__WRITTEN TASK__:
Quote all of the entries word for word.

__TASK DATA__:
_____

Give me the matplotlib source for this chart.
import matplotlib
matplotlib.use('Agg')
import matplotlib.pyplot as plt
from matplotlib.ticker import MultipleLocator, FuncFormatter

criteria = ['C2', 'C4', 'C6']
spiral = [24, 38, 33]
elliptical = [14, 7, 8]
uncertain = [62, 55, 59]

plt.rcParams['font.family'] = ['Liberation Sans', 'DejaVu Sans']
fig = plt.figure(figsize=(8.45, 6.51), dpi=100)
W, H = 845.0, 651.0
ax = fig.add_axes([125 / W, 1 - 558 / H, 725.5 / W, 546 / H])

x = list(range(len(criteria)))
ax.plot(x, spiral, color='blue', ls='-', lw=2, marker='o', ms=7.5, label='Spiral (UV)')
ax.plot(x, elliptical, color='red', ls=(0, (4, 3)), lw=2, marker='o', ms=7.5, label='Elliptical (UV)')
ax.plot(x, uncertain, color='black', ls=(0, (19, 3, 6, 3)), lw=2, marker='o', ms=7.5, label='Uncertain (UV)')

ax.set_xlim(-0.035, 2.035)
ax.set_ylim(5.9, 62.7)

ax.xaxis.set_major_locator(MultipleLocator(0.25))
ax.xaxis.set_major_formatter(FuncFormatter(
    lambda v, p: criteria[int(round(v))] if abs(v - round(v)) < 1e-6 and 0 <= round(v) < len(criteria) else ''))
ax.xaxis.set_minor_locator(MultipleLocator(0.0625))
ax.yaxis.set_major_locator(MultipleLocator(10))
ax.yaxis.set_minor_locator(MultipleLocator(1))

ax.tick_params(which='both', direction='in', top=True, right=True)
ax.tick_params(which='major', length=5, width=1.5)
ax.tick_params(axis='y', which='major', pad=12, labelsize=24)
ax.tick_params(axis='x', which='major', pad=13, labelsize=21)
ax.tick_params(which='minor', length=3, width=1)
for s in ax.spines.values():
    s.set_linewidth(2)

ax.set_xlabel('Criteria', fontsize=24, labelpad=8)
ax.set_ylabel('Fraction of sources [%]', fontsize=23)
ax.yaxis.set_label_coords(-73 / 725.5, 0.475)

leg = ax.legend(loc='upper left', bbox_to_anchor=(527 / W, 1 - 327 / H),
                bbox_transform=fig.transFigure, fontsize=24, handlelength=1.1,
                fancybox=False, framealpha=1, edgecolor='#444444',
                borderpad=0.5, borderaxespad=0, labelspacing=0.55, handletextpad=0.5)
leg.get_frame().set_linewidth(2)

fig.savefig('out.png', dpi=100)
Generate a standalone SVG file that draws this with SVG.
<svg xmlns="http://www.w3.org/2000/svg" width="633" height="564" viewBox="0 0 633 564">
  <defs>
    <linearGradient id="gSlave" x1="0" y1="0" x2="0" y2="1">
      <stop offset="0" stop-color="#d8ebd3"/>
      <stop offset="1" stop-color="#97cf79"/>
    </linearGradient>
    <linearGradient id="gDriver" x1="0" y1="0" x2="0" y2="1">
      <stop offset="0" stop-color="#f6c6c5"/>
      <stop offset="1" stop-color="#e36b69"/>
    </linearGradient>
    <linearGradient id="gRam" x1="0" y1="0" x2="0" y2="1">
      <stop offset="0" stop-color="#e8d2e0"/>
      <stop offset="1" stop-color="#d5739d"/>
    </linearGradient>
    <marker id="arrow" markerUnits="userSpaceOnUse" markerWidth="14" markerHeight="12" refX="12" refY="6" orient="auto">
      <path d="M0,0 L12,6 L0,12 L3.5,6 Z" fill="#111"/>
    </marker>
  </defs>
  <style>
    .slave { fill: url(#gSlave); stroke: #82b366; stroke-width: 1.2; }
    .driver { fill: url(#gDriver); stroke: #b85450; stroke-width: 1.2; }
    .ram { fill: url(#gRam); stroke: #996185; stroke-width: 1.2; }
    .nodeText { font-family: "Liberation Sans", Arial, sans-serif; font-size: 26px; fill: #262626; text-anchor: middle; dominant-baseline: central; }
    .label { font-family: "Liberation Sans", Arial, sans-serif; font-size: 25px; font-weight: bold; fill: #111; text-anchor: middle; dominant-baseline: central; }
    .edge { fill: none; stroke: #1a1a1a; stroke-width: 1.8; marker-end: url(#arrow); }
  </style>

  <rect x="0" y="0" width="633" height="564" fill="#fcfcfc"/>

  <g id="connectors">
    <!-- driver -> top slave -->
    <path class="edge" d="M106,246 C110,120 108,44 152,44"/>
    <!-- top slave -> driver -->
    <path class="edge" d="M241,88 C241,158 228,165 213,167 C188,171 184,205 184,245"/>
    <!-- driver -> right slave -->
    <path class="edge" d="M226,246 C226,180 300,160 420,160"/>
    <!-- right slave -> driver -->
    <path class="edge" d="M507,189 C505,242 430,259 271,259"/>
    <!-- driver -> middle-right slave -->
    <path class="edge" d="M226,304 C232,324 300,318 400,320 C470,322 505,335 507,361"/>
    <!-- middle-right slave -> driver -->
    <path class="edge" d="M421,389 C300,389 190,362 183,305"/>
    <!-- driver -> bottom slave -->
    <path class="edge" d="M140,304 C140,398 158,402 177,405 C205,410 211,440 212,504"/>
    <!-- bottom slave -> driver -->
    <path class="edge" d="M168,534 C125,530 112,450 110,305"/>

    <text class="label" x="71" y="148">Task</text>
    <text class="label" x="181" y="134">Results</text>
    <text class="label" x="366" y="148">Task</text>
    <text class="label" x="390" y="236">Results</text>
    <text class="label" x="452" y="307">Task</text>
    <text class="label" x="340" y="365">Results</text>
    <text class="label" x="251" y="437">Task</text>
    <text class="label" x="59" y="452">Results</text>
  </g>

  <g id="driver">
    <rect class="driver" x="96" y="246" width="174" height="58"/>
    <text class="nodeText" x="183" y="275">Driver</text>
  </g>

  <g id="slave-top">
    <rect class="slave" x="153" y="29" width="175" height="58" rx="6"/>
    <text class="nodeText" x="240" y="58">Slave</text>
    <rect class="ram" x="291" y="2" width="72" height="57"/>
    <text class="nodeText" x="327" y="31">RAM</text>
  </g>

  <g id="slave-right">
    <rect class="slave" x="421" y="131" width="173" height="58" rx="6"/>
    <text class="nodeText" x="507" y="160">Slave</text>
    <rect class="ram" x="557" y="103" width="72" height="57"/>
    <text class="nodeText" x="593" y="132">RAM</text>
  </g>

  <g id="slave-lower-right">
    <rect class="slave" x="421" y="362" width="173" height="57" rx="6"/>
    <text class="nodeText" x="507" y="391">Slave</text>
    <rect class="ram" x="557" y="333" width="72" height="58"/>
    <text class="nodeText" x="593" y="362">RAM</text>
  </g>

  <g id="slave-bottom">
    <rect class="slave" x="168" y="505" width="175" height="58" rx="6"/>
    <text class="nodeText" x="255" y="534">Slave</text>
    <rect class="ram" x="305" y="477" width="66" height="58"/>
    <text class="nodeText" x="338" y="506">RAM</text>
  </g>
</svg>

_____

__TASK SOLUTION__:
Give me the matplotlib source for this chart.
import matplotlib
matplotlib.use('Agg')
import matplotlib.pyplot as plt
from matplotlib.ticker import MultipleLocator, FuncFormatter

criteria = ['C2', 'C4', 'C6']
spiral = [24, 38, 33]
elliptical = [14, 7, 8]
uncertain = [62, 55, 59]

plt.rcParams['font.family'] = ['Liberation Sans', 'DejaVu Sans']
fig = plt.figure(figsize=(8.45, 6.51), dpi=100)
W, H = 845.0, 651.0
ax = fig.add_axes([125 / W, 1 - 558 / H, 725.5 / W, 546 / H])

x = list(range(len(criteria)))
ax.plot(x, spiral, color='blue', ls='-', lw=2, marker='o', ms=7.5, label='Spiral (UV)')
ax.plot(x, elliptical, color='red', ls=(0, (4, 3)), lw=2, marker='o', ms=7.5, label='Elliptical (UV)')
ax.plot(x, uncertain, color='black', ls=(0, (19, 3, 6, 3)), lw=2, marker='o', ms=7.5, label='Uncertain (UV)')

ax.set_xlim(-0.035, 2.035)
ax.set_ylim(5.9, 62.7)

ax.xaxis.set_major_locator(MultipleLocator(0.25))
ax.xaxis.set_major_formatter(FuncFormatter(
    lambda v, p: criteria[int(round(v))] if abs(v - round(v)) < 1e-6 and 0 <= round(v) < len(criteria) else ''))
ax.xaxis.set_minor_locator(MultipleLocator(0.0625))
ax.yaxis.set_major_locator(MultipleLocator(10))
ax.yaxis.set_minor_locator(MultipleLocator(1))

ax.tick_params(which='both', direction='in', top=True, right=True)
ax.tick_params(which='major', length=5, width=1.5)
ax.tick_params(axis='y', which='major', pad=12, labelsize=24)
ax.tick_params(axis='x', which='major', pad=13, labelsize=21)
ax.tick_params(which='minor', length=3, width=1)
for s in ax.spines.values():
    s.set_linewidth(2)

ax.set_xlabel('Criteria', fontsize=24, labelpad=8)
ax.set_ylabel('Fraction of sources [%]', fontsize=23)
ax.yaxis.set_label_coords(-73 / 725.5, 0.475)

leg = ax.legend(loc='upper left', bbox_to_anchor=(527 / W, 1 - 327 / H),
                bbox_transform=fig.transFigure, fontsize=24, handlelength=1.1,
                fancybox=False, framealpha=1, edgecolor='#444444',
                borderpad=0.5, borderaxespad=0, labelspacing=0.55, handletextpad=0.5)
leg.get_frame().set_linewidth(2)

fig.savefig('out.png', dpi=100)
Generate a standalone SVG file that draws this with SVG.
<svg xmlns="http://www.w3.org/2000/svg" width="633" height="564" viewBox="0 0 633 564">
  <defs>
    <linearGradient id="gSlave" x1="0" y1="0" x2="0" y2="1">
      <stop offset="0" stop-color="#d8ebd3"/>
      <stop offset="1" stop-color="#97cf79"/>
    </linearGradient>
    <linearGradient id="gDriver" x1="0" y1="0" x2="0" y2="1">
      <stop offset="0" stop-color="#f6c6c5"/>
      <stop offset="1" stop-color="#e36b69"/>
    </linearGradient>
    <linearGradient id="gRam" x1="0" y1="0" x2="0" y2="1">
      <stop offset="0" stop-color="#e8d2e0"/>
      <stop offset="1" stop-color="#d5739d"/>
    </linearGradient>
    <marker id="arrow" markerUnits="userSpaceOnUse" markerWidth="14" markerHeight="12" refX="12" refY="6" orient="auto">
      <path d="M0,0 L12,6 L0,12 L3.5,6 Z" fill="#111"/>
    </marker>
  </defs>
  <style>
    .slave { fill: url(#gSlave); stroke: #82b366; stroke-width: 1.2; }
    .driver { fill: url(#gDriver); stroke: #b85450; stroke-width: 1.2; }
    .ram { fill: url(#gRam); stroke: #996185; stroke-width: 1.2; }
    .nodeText { font-family: "Liberation Sans", Arial, sans-serif; font-size: 26px; fill: #262626; text-anchor: middle; dominant-baseline: central; }
    .label { font-family: "Liberation Sans", Arial, sans-serif; font-size: 25px; font-weight: bold; fill: #111; text-anchor: middle; dominant-baseline: central; }
    .edge { fill: none; stroke: #1a1a1a; stroke-width: 1.8; marker-end: url(#arrow); }
  </style>

  <rect x="0" y="0" width="633" height="564" fill="#fcfcfc"/>

  <g id="connectors">
    <!-- driver -> top slave -->
    <path class="edge" d="M106,246 C110,120 108,44 152,44"/>
    <!-- top slave -> driver -->
    <path class="edge" d="M241,88 C241,158 228,165 213,167 C188,171 184,205 184,245"/>
    <!-- driver -> right slave -->
    <path class="edge" d="M226,246 C226,180 300,160 420,160"/>
    <!-- right slave -> driver -->
    <path class="edge" d="M507,189 C505,242 430,259 271,259"/>
    <!-- driver -> middle-right slave -->
    <path class="edge" d="M226,304 C232,324 300,318 400,320 C470,322 505,335 507,361"/>
    <!-- middle-right slave -> driver -->
    <path class="edge" d="M421,389 C300,389 190,362 183,305"/>
    <!-- driver -> bottom slave -->
    <path class="edge" d="M140,304 C140,398 158,402 177,405 C205,410 211,440 212,504"/>
    <!-- bottom slave -> driver -->
    <path class="edge" d="M168,534 C125,530 112,450 110,305"/>

    <text class="label" x="71" y="148">Task</text>
    <text class="label" x="181" y="134">Results</text>
    <text class="label" x="366" y="148">Task</text>
    <text class="label" x="390" y="236">Results</text>
    <text class="label" x="452" y="307">Task</text>
    <text class="label" x="340" y="365">Results</text>
    <text class="label" x="251" y="437">Task</text>
    <text class="label" x="59" y="452">Results</text>
  </g>

  <g id="driver">
    <rect class="driver" x="96" y="246" width="174" height="58"/>
    <text class="nodeText" x="183" y="275">Driver</text>
  </g>

  <g id="slave-top">
    <rect class="slave" x="153" y="29" width="175" height="58" rx="6"/>
    <text class="nodeText" x="240" y="58">Slave</text>
    <rect class="ram" x="291" y="2" width="72" height="57"/>
    <text class="nodeText" x="327" y="31">RAM</text>
  </g>

  <g id="slave-right">
    <rect class="slave" x="421" y="131" width="173" height="58" rx="6"/>
    <text class="nodeText" x="507" y="160">Slave</text>
    <rect class="ram" x="557" y="103" width="72" height="57"/>
    <text class="nodeText" x="593" y="132">RAM</text>
  </g>

  <g id="slave-lower-right">
    <rect class="slave" x="421" y="362" width="173" height="57" rx="6"/>
    <text class="nodeText" x="507" y="391">Slave</text>
    <rect class="ram" x="557" y="333" width="72" height="58"/>
    <text class="nodeText" x="593" y="362">RAM</text>
  </g>

  <g id="slave-bottom">
    <rect class="slave" x="168" y="505" width="175" height="58" rx="6"/>
    <text class="nodeText" x="255" y="534">Slave</text>
    <rect class="ram" x="305" y="477" width="66" height="58"/>
    <text class="nodeText" x="338" y="506">RAM</text>
  </g>
</svg>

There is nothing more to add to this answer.